Indonesia's supreme legislature – the People's Consultative Assembly or MPR – will meet in two weeks to demand an accounting of the President's first year in charge.

Several report cards published by rival politicians and analysts in local newspapers chastised her for her failure to address the country's many problems.

According to analyst Umar Juoro of the Centre for Information and Development Studies, the President can answer criticisms of her legal-reform agenda by pointing out a weighty jail sentence for Tommy, and promising more such decisions.

Much now rests on how the High Court, and perhaps later the Supreme Court, would treat the case and its controversial empty-chair verdict and sentencing. Meanwhile, experts are divided over the technicality.

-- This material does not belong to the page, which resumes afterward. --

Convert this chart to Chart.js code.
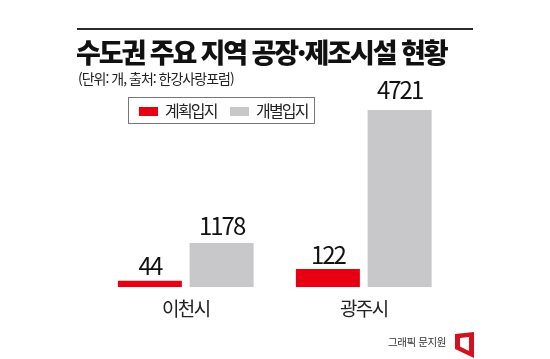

Some, like Mr Teuku Nasrullah who teaches law at the University of Indonesia, said judges had violated Tommy's rights: "The verdict is a flawed one, if you stick to a close reading of procedural laws governing criminal trials." Others said that there are precedents and that judges simply followed a 1997 Supreme Court ruling that allowed a defendant's absence during sentencing.

Even if higher courts concurred with Friday's decision, doubts linger that Tommy, whose family is still very wealthy and powerful, would spend 15 years in jail.

Mr Ibrahim said: "It would be possible for them to pay prison officials for special privileges for Tommy, or even to get his sentence reduced at a later date."